A review of The Devil and the Diva

CARE FOR A DOCK TALE?

Here it is: my official declaration that “The Devil and the Diva” is the season’s first “dock book,” perfect for reading on a lazy day at the lake, on the cool porch or in a leafy back yard.

“The Devil and the Diva” by David Housewright and Renee Valois (Down & Out Books, $17.95 paperback, $4.99 e-book): Fans of Housewright’s award-winning crime series featuring Holland Taylor and, separately, Rushmore McKenzie, will see his lighter side in this pop-culture-meets-“Phantom-of-the-Opera” story written with his wife, who occasionally reviews theater for the Pioneer Press. The book is also Housewright’s first plunge into electronic self-publishing.

The “Diva” of the story is singer Clarisse Dufresne, whose voice sounds just like that of famous pop diva Sheila Lewis. When Lewis dies, Clarisse is snatched from the street by a masked man who whisks her to his Summit Avenue mansion. The mysterious man, Maurice, says he’s holding Clarisse a prisoner to protect her from bad guys who want her to participate in a fraud using her voice to release records that supposedly were made by Lewis before she died. The bad men come, and Clarisse has to fight her way to freedom while falling in love with Maurice.

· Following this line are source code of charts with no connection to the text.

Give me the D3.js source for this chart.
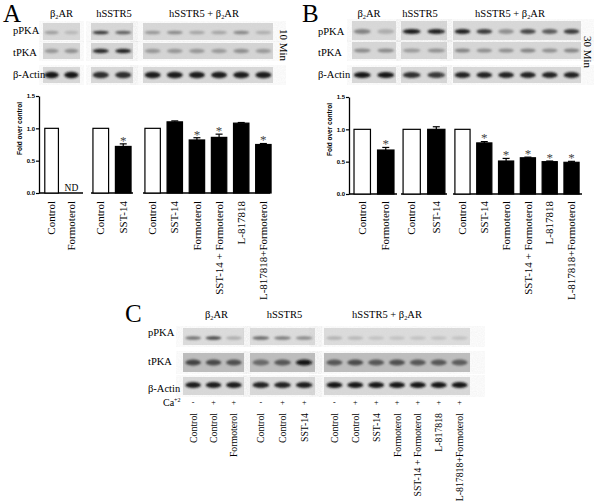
<!DOCTYPE html>
<html>
<head>
<meta charset="utf-8">
<script src="https://cdn.jsdelivr.net/npm/d3@7"></script>
<style>
  body { margin: 0; background: #fff; }
  .serif { font-family: "Liberation Serif", "DejaVu Serif", serif; }
  .sans { font-family: "Liberation Sans", Arial, sans-serif; }
</style>
</head>
<body>
<script>
// ---- data ----
const groupNames = ["β2AR", "hSSTR5", "hSSTR5 + β2AR"];
const rowNames = ["pPKA", "tPKA", "β-Actin"];

// panel A, 10 min
const labelsA = [["Control", "Formoterol"], ["Control", "SST-14"],
  ["Control", "SST-14", "Formoterol", "SST-14 + Formoterol", "L-817818", "L-817818+Formoterol"]];
const valuesA = [[1.0, null], [1.0, 0.72], [1.0, 1.10, 0.82, 0.86, 1.08, 0.75]];
const errorsA = [[0, 0], [0, 0.04], [0, 0.015, 0.035, 0.05, 0.01, 0.015]];
const starsA = [[0, 0], [0, 1], [0, 0, 1, 1, 0, 1]];

// panel B, 30 min
const labelsB = labelsA;
const valuesB = [[1.0, 0.68], [1.0, 1.0], [1.0, 0.79, 0.51, 0.56, 0.50, 0.49]];
const errorsB = [[0, 0.04], [0, 0.04], [0, 0.02, 0.04, 0.01, 0.01, 0.015]];
const starsB = [[0, 1], [0, 0], [0, 1, 1, 1, 1, 1]];

// panel C lanes
const labelsC = [["Control", "Control", "Formoterol"], ["Control", "Control", "SST-14"],
  ["Control", "Control", "SST-14", "Formoterol", "SST-14 + Formoterol", "L-817818", "L-817818+Formoterol"]];
const calciumC = [["-", "+", "+"], ["-", "+", "+"], ["-", "+", "+", "+", "+", "+", "+"]];

// band darkness (0 = none, 1 = black)
const pPKA_A = [[0.28, 0.15], [0.8, 0.6], [0.32, 0.38, 0.25, 0.25, 0.4, 0.2]];
const tPKA_A = [[0.32, 0.35], [0.88, 0.92], [0.32, 0.32, 0.32, 0.3, 0.36, 0.3]];
const actin_A = [[0.97, 0.97], [0.85, 0.85], [0.95, 0.95, 0.95, 0.95, 0.95, 0.95]];
const pPKA_B = [[0.42, 0.2], [0.95, 0.92], [0.92, 0.78, 0.35, 0.72, 0.62, 0.78]];
const tPKA_B = [[0.38, 0.38], [0.3, 0.35], [0.42, 0.36, 0.36, 0.42, 0.36, 0.42]];
const actin_B = [[0.97, 0.97], [0.85, 0.8], [0.92, 0.92, 0.92, 0.92, 0.92, 0.92]];
const pPKA_C = [[0.5, 0.72, 0.2], [0.55, 0.45, 0.38], [0.18, 0.15, 0.1, 0.1, 0.1, 0.1, 0.1]];
const tPKA_C = [[0.75, 0.72, 0.68], [0.55, 0.65, 0.98], [0.65, 0.7, 0.65, 0.68, 0.65, 0.65, 0.62]];
const actin_C = [[0.95, 0.95, 0.95], [0.92, 0.92, 0.95], [0.97, 0.97, 0.97, 0.97, 0.97, 0.97, 0.97]];

// ---- setup ----
const svg = d3.select('body').append('svg')
  .attr('width', 600).attr('height', 504)
  .style('display', 'block');
svg.append('rect').attr('width', 600).attr('height', 504).attr('fill', '#fff');

const defs = svg.append('defs');
defs.append('filter').attr('id', 'blur')
  .attr('x', '-30%').attr('y', '-60%').attr('width', '160%').attr('height', '220%')
  .append('feGaussianBlur').attr('stdDeviation', 0.9);
let grain = defs.append('filter').attr('id', 'grain');
grain.append('feTurbulence').attr('type', 'fractalNoise').attr('baseFrequency', 0.8).attr('numOctaves', 2).attr('seed', 3);
grain.append('feColorMatrix').attr('values', '0 0 0 0 0.5  0 0 0 0 0.5  0 0 0 0 0.5  0 0 0 0.35 0');

const shade = d3.interpolateRgb('#d4d4d4', '#121212');

const laneScales = (boxes, labels, pi, po) =>
  boxes.map((b, gi) => d3.scaleBand().domain(d3.range(labels[gi].length)).range(b)
    .paddingInner(pi).paddingOuter(po));

const headerText = (g, x, y, txt, size) => {
  let t = g.append('text').attr('class', 'serif').attr('x', x).attr('y', y)
    .attr('text-anchor', 'middle').attr('font-size', size);
  txt.split('β2').forEach((part, i) => {
    if (i > 0) {
      t.append('tspan').text('β');
      t.append('tspan').attr('font-size', size * 0.6).attr('dy', 1.5).text('2');
      t.append('tspan').attr('dy', -1.5).text(part);
    } else t.append('tspan').text(part);
  });
};

const drawBlots = (g, cfg, scales, rows) => {
  scales.forEach((xs, gi) => {
    headerText(g, (cfg.boxes[gi][0] + cfg.boxes[gi][1]) / 2 + cfg.headDx[gi], cfg.headY, groupNames[gi], 10.5);
    rows.forEach((row, ri) => {
      let [y0, y1] = cfg.rows[ri];
      let bx = cfg.boxes[gi];
      g.append('rect').attr('x', bx[0]).attr('y', y0).attr('width', bx[1] - bx[0]).attr('height', y1 - y0)
        .attr('fill', cfg.bg[ri]);
      g.append('rect').attr('x', bx[0]).attr('y', y0).attr('width', bx[1] - bx[0]).attr('height', y1 - y0)
        .attr('filter', 'url(#grain)').attr('opacity', 0.5);
      g.selectAll(null).data(row[gi]).enter().append('ellipse')
        .attr('cx', (d, i) => xs(i) + xs.bandwidth() / 2)
        .attr('cy', (y0 + y1) / 2 + cfg.bandDy[ri])
        .attr('rx', xs.bandwidth() * 0.48)
        .attr('ry', cfg.bandH[ri])
        .attr('fill', d => shade(d))
        .attr('filter', 'url(#blur)');
    });
  });
  rowNames.forEach((r, ri) => {
    g.append('text').attr('class', 'serif').attr('x', cfg.rowX).attr('y', cfg.rowY[ri])
      .attr('font-size', 10.5).text(r);
  });
};

const laneLabels = (g, scales, labels, top, size) => {
  scales.forEach((xs, gi) => {
    g.selectAll(null).data(labels[gi]).enter().append('text')
      .attr('class', 'serif').attr('font-size', size).attr('text-anchor', 'end')
      .attr('transform', (d, i) => `translate(${xs(i) + xs.bandwidth() / 2 + 3.6},${top}) rotate(-90)`)
      .text(d => d);
  });
};

const drawChart = (g, cfg, scales, values, errors, stars) => {
  let y = d3.scaleLinear().domain([0, 1.5]).range([cfg.y0, cfg.y1]);
  let ax = g.append('g').attr('transform', `translate(${cfg.axisX},0)`)
    .call(d3.axisLeft(y).tickValues([0, 0.5, 1, 1.5]).tickSize(3).tickSizeOuter(0).tickFormat(d3.format('.1f')));
  ax.select('.domain').attr('stroke-width', 1.3);
  ax.selectAll('.tick line').attr('stroke-width', 1.2);
  ax.selectAll('.tick text').attr('class', 'sans').attr('font-size', 6).attr('font-weight', 'bold').attr('x', -4);

  g.append('text').attr('class', 'sans').attr('font-size', 6.5).attr('font-weight', 'bold')
    .attr('text-anchor', 'middle')
    .attr('transform', `translate(${cfg.titleX},${(cfg.y0 + cfg.y1) / 2 - 16}) rotate(-90)`)
    .text('Fold over control');

  scales.forEach((xs, gi) => {
    g.append('line').attr('x1', cfg.base[gi][0]).attr('x2', cfg.base[gi][1])
      .attr('y1', cfg.y0).attr('y2', cfg.y0).attr('stroke', '#000').attr('stroke-width', 1.3);
    values[gi].forEach((v, i) => {
      let cx = xs(i) + xs.bandwidth() / 2;
      if (v === null) {
        g.append('text').attr('class', 'serif').attr('x', cx).attr('y', cfg.y0 - 2.5)
          .attr('text-anchor', 'middle').attr('font-size', 9.5).text('ND');
        return;
      }
      let top = y(v + errors[gi][i]);
      if (errors[gi][i] > 0) {
        g.append('line').attr('x1', cx).attr('x2', cx).attr('y1', y(v)).attr('y2', top)
          .attr('stroke', '#000').attr('stroke-width', 1.2);
        g.append('line').attr('x1', cx - 3.5).attr('x2', cx + 3.5).attr('y1', top).attr('y2', top)
          .attr('stroke', '#000').attr('stroke-width', 1.2);
      }
      g.append('rect').attr('x', xs(i) + 0.6).attr('y', y(v))
        .attr('width', xs.bandwidth() - 1.2).attr('height', cfg.y0 - y(v))
        .attr('fill', i === 0 ? '#fff' : '#000').attr('stroke', '#000').attr('stroke-width', 1.2);
      if (stars[gi][i]) {
        g.append('text').attr('class', 'serif').attr('x', cx).attr('y', top + 0.8)
          .attr('text-anchor', 'middle').attr('font-size', 13).attr('fill', '#444').text('*');
      }
    });
  });
};

// ---- panel A ----
const cfgA = {
  boxes: [[43, 80], [91, 133], [143, 273]],
  headDx: [0, 2, -4], headY: 17,
  rows: [[23, 40], [43, 59], [67, 83]],
  bg: ['#d9d9d9', '#d6d6d6', '#dadada'],
  bandH: [1.8, 2.2, 3.2], bandDy: [1, 0, 0],
  rowX: 13, rowY: [34, 56, 78],
  axisX: 39, y0: 193, y1: 96, titleX: 22,
  base: [[39, 83], [91, 133], [143, 270]]
};
const gA = svg.append('g');
const xsA = laneScales(cfgA.boxes, labelsA, 0.25, 0.06);
gA.append('text').attr('class', 'serif').attr('x', 3).attr('y', 22).attr('font-size', 25).text('A');
drawBlots(gA, cfgA, xsA, [pPKA_A, tPKA_A, actin_A]);
drawChart(gA, cfgA, xsA, valuesA, errorsA, starsA);
laneLabels(gA, xsA, labelsA, 201, 11);
gA.append('text').attr('class', 'serif').attr('font-size', 11).attr('text-anchor', 'middle')
  .attr('transform', 'translate(280,45) rotate(90)').text('10 Min');

// ---- panel B ----
const cfgB = {
  boxes: [[352, 396], [401, 447], [453, 581]],
  headDx: [-5, -4, -7], headY: 17,
  rows: [[21, 40], [42, 59], [67, 83]],
  bg: ['#dadada', '#d8d8d8', '#dadada'],
  bandH: [2.4, 2.0, 3.0], bandDy: [1, 0, 0],
  rowX: 318, rowY: [35, 56, 78],
  axisX: 349, y0: 194, y1: 97, titleX: 332,
  base: [[349, 397], [401, 447], [453, 582]]
};
const gB = svg.append('g');
const xsB = laneScales(cfgB.boxes, labelsB, 0.25, 0.06);
gB.append('text').attr('class', 'serif').attr('x', 302).attr('y', 22).attr('font-size', 25).text('B');
drawBlots(gB, cfgB, xsB, [pPKA_B, tPKA_B, actin_B]);
drawChart(gB, cfgB, xsB, valuesB, errorsB, starsB);
laneLabels(gB, xsB, labelsB, 201, 11);
gB.append('text').attr('class', 'serif').attr('font-size', 11).attr('text-anchor', 'middle')
  .attr('transform', 'translate(584,52) rotate(90)').text('30 Min');

// ---- panel C ----
const cfgC = {
  boxes: [[183, 244], [250, 315], [324, 470]],
  headDx: [3, 2, -10], headY: 318,
  rows: [[328, 345], [353, 372], [377, 395]],
  bg: ['#dedede', '#bdbdbd', '#dadada'],
  bandH: [1.8, 3.0, 3.0], bandDy: [1.5, 0, -1],
  rowX: 148, rowY: [336, 365, 392]
};
const gC = svg.append('g');
const xsC = laneScales(cfgC.boxes, labelsC, 0.2, 0.1);
gC.append('text').attr('class', 'serif').attr('x', 125).attr('y', 322).attr('font-size', 25).text('C');
drawBlots(gC, cfgC, xsC, [pPKA_C, tPKA_C, actin_C]);
let ca = gC.append('text').attr('class', 'serif').attr('x', 163).attr('y', 406).attr('font-size', 10);
ca.append('tspan').text('Ca');
ca.append('tspan').attr('font-size', 6).attr('dy', -4).text('+2');
xsC.forEach((xs, gi) => {
  gC.selectAll(null).data(calciumC[gi]).enter().append('text')
    .attr('class', 'serif').attr('font-size', 8).attr('text-anchor', 'middle')
    .attr('x', (d, i) => xs(i) + xs.bandwidth() / 2).attr('y', 405)
    .text(d => d);
});
laneLabels(gC, xsC, labelsC, 413, 9.8);
</script>
</body>
</html>
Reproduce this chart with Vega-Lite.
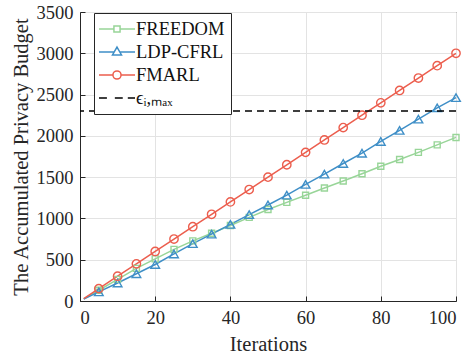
{
  "$schema": "https://vega.github.io/schema/vega-lite/v6.json",
  "width": 376,
  "height": 289,
  "autosize": "none",
  "padding": {"left": 80, "top": 12, "right": 20, "bottom": 57},
  "background": "white",
  "config": {
    "view": {"stroke": "#262626", "strokeWidth": 1},
    "axis": {
      "domainColor": "#262626",
      "tickColor": "#262626",
      "labelFont": "Liberation Serif",
      "labelFontSize": 18.5,
      "labelColor": "#262626",
      "titleFont": "Liberation Serif",
      "titleFontSize": 20.5,
      "titleFontWeight": "normal",
      "titleColor": "#262626",
      "gridColor": "#e3e3e3",
      "gridWidth": 1
    },
    "legend": {
      "labelFont": "Liberation Serif",
      "labelFontSize": 18.5,
      "labelColor": "#111111"
    }
  },
  "datasets": {
    "main": [
      {"t": 1, "s": "FREEDOM", "v": 26}, {"t": 5, "s": "FREEDOM", "v": 130}, {"t": 10, "s": "FREEDOM", "v": 262}, {"t": 15, "s": "FREEDOM", "v": 395}, {"t": 20, "s": "FREEDOM", "v": 510}, {"t": 25, "s": "FREEDOM", "v": 625}, {"t": 30, "s": "FREEDOM", "v": 728}, {"t": 35, "s": "FREEDOM", "v": 820}, {"t": 40, "s": "FREEDOM", "v": 915}, {"t": 45, "s": "FREEDOM", "v": 1013}, {"t": 50, "s": "FREEDOM", "v": 1108}, {"t": 55, "s": "FREEDOM", "v": 1195}, {"t": 60, "s": "FREEDOM", "v": 1280}, {"t": 65, "s": "FREEDOM", "v": 1368}, {"t": 70, "s": "FREEDOM", "v": 1453}, {"t": 75, "s": "FREEDOM", "v": 1541}, {"t": 80, "s": "FREEDOM", "v": 1632}, {"t": 85, "s": "FREEDOM", "v": 1713}, {"t": 90, "s": "FREEDOM", "v": 1800}, {"t": 95, "s": "FREEDOM", "v": 1891}, {"t": 100, "s": "FREEDOM", "v": 1981},
      {"t": 1, "s": "LDP-CFRL", "v": 22}, {"t": 5, "s": "LDP-CFRL", "v": 110}, {"t": 10, "s": "LDP-CFRL", "v": 218}, {"t": 15, "s": "LDP-CFRL", "v": 330}, {"t": 20, "s": "LDP-CFRL", "v": 442}, {"t": 25, "s": "LDP-CFRL", "v": 570}, {"t": 30, "s": "LDP-CFRL", "v": 695}, {"t": 35, "s": "LDP-CFRL", "v": 810}, {"t": 40, "s": "LDP-CFRL", "v": 928}, {"t": 45, "s": "LDP-CFRL", "v": 1046}, {"t": 50, "s": "LDP-CFRL", "v": 1163}, {"t": 55, "s": "LDP-CFRL", "v": 1282}, {"t": 60, "s": "LDP-CFRL", "v": 1412}, {"t": 65, "s": "LDP-CFRL", "v": 1537}, {"t": 70, "s": "LDP-CFRL", "v": 1665}, {"t": 75, "s": "LDP-CFRL", "v": 1790}, {"t": 80, "s": "LDP-CFRL", "v": 1932}, {"t": 85, "s": "LDP-CFRL", "v": 2066}, {"t": 90, "s": "LDP-CFRL", "v": 2203}, {"t": 95, "s": "LDP-CFRL", "v": 2340}, {"t": 100, "s": "LDP-CFRL", "v": 2463},
      {"t": 1, "s": "FMARL", "v": 30}, {"t": 5, "s": "FMARL", "v": 150}, {"t": 10, "s": "FMARL", "v": 300}, {"t": 15, "s": "FMARL", "v": 450}, {"t": 20, "s": "FMARL", "v": 600}, {"t": 25, "s": "FMARL", "v": 750}, {"t": 30, "s": "FMARL", "v": 900}, {"t": 35, "s": "FMARL", "v": 1050}, {"t": 40, "s": "FMARL", "v": 1200}, {"t": 45, "s": "FMARL", "v": 1350}, {"t": 50, "s": "FMARL", "v": 1500}, {"t": 55, "s": "FMARL", "v": 1650}, {"t": 60, "s": "FMARL", "v": 1800}, {"t": 65, "s": "FMARL", "v": 1950}, {"t": 70, "s": "FMARL", "v": 2100}, {"t": 75, "s": "FMARL", "v": 2250}, {"t": 80, "s": "FMARL", "v": 2400}, {"t": 85, "s": "FMARL", "v": 2550}, {"t": 90, "s": "FMARL", "v": 2700}, {"t": 95, "s": "FMARL", "v": 2850}, {"t": 100, "s": "FMARL", "v": 3000}
    ],
    "eps": [{"s": "eps", "v": 2300}],
    "leg": [{"s": "FREEDOM"}, {"s": "LDP-CFRL"}, {"s": "FMARL"}, {"s": "eps"}]
  },
  "layer": [
    {
      "data": {"name": "main"},
      "mark": {"type": "line", "strokeWidth": 1.5},
      "encoding": {
        "x": {"field": "t", "type": "quantitative", "scale": {"domain": [0, 100], "nice": false},
              "axis": {"values": [0, 20, 40, 60, 80, 100], "format": "d", "labelFont": "Liberation Serif", "title": "Iterations", "tickSize": -5, "labelPadding": 12, "titlePadding": 8, "grid": true}},
        "y": {"field": "v", "type": "quantitative", "scale": {"domain": [0, 3500], "nice": false},
              "axis": {"values": [0, 500, 1000, 1500, 2000, 2500, 3000, 3500], "format": "d", "labelFont": "Liberation Serif", "title": "The Accumulated Privacy Budget", "tickSize": -5, "labelPadding": 12, "titlePadding": 5, "grid": true}},
        "stroke": {"field": "s", "type": "nominal",
                  "scale": {"domain": ["FREEDOM", "LDP-CFRL", "FMARL"], "range": ["#98d598", "#3f8fc7", "#ec5e4e"]},
                  "legend": null},
        "detail": {"field": "s"}
      }
    },
    {
      "data": {"name": "main"},
      "transform": [{"filter": "datum.s == 'FREEDOM' && datum.t % 5 == 0"}],
      "mark": {"type": "point", "shape": "square", "size": 36, "strokeWidth": 1.4, "filled": false, "color": "#98d598", "opacity": 1},
      "encoding": {
        "x": {"field": "t", "type": "quantitative"},
        "y": {"field": "v", "type": "quantitative"}
      }
    },
    {
      "data": {"name": "main"},
      "transform": [{"filter": "datum.s == 'LDP-CFRL' && datum.t % 5 == 0"}],
      "mark": {"type": "point", "shape": "triangle-up", "size": 75, "strokeWidth": 1.4, "filled": false, "color": "#3f8fc7", "opacity": 1},
      "encoding": {
        "x": {"field": "t", "type": "quantitative"},
        "y": {"field": "v", "type": "quantitative"}
      }
    },
    {
      "data": {"name": "main"},
      "transform": [{"filter": "datum.s == 'FMARL' && datum.t % 5 == 0"}],
      "mark": {"type": "point", "shape": "circle", "size": 70, "strokeWidth": 1.4, "filled": false, "color": "#ec5e4e", "opacity": 1},
      "encoding": {
        "x": {"field": "t", "type": "quantitative"},
        "y": {"field": "v", "type": "quantitative"}
      }
    },
    {
      "data": {"name": "eps"},
      "mark": {"type": "rule", "color": "#000000", "strokeWidth": 1.5, "strokeDash": [7, 5]},
      "encoding": {
        "y": {"field": "v", "type": "quantitative"}
      }
    },
    {
      "data": {"name": "leg"},
      "mark": {"type": "point", "filled": false, "opacity": 0, "strokeWidth": 1.5},
      "encoding": {
        "color": {"field": "s", "type": "nominal",
                  "scale": {"domain": ["FREEDOM", "LDP-CFRL", "FMARL", "eps"], "range": ["#98d598", "#3f8fc7", "#ec5e4e", "#000000"]},
                  "legend": {
                    "orient": "none", "legendX": 14, "legendY": 1, "title": null,
                    "strokeColor": "#262626", "fillColor": "white", "padding": 6,
                    "symbolSize": 324, "symbolOffset": 7, "symbolStrokeWidth": 1.5, "symbolOpacity": 1, "symbolFillColor": "transparent",
                    "labelFont": "Liberation Serif", "labelFontSize": 18.5,
                    "labelOffset": 9, "rowPadding": 3,
                    "labelExpr": "datum.value == 'eps' ? '\u03f5\u1d62,\u2098\u2090\u2093' : datum.label"
                  }},
        "shape": {"field": "s", "type": "nominal",
                  "scale": {"domain": ["FREEDOM", "LDP-CFRL", "FMARL", "eps"],
                            "range": [
                              "M-2,0H-0.34M0.34,0H2M-0.34,-0.34H0.34V0.34H-0.34Z",
                              "M-2,0H-0.3M0.3,0H2M0,-0.55L0.5,0.33L-0.5,0.33Z",
                              "M-2,0H-0.45M0.45,0H2M0.45,0A0.45,0.45 0 1,1 -0.45,0A0.45,0.45 0 1,1 0.45,0Z",
                              "M-2,0H-1.12M-0.24,0H0.64M1.2,0H2"
                            ]},
                  "legend": {
                    "orient": "none", "legendX": 14, "legendY": 1, "title": null,
                    "strokeColor": "#262626", "fillColor": "white", "padding": 6,
                    "symbolSize": 324, "symbolOffset": 7, "symbolStrokeWidth": 1.5, "symbolOpacity": 1, "symbolFillColor": "transparent",
                    "labelFont": "Liberation Serif", "labelFontSize": 18.5,
                    "labelOffset": 9, "rowPadding": 3,
                    "labelExpr": "datum.value == 'eps' ? '\u03f5\u1d62,\u2098\u2090\u2093' : datum.label"
                  }}
      }
    }
  ]
}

Down & Out Books, which published “The Devil and the Diva,” specializes in self-published noir e-books. But it obviously wanted this novel to get wide circulation, because it’s the first to be published simultaneously in a print edition.

“This is quite a departure from my usual thing,” Housewright admits, adding that at one time, he was “dead-set against” e-books and self-publishing. But like other established Minnesota writers, such as R.D. Zimmerman, he changed his mind.

“Renee wrote this book while she was in college, and I added some chase scenes and a few jokes,” Housewright says. “We call it a ‘gothic suspense romantic thriller crime novel,’ which explains why we had a hard time finding a legacy publisher. It has gun battles, sword fights, dungeons, secret passageways, ghosts, smoky jazz joints, ancient ex-Nazis longing for the good old days, Viet Cong guerrillas turned entrepreneurs, voodoo-practicing Haitians, crime lords and, yes, sex.”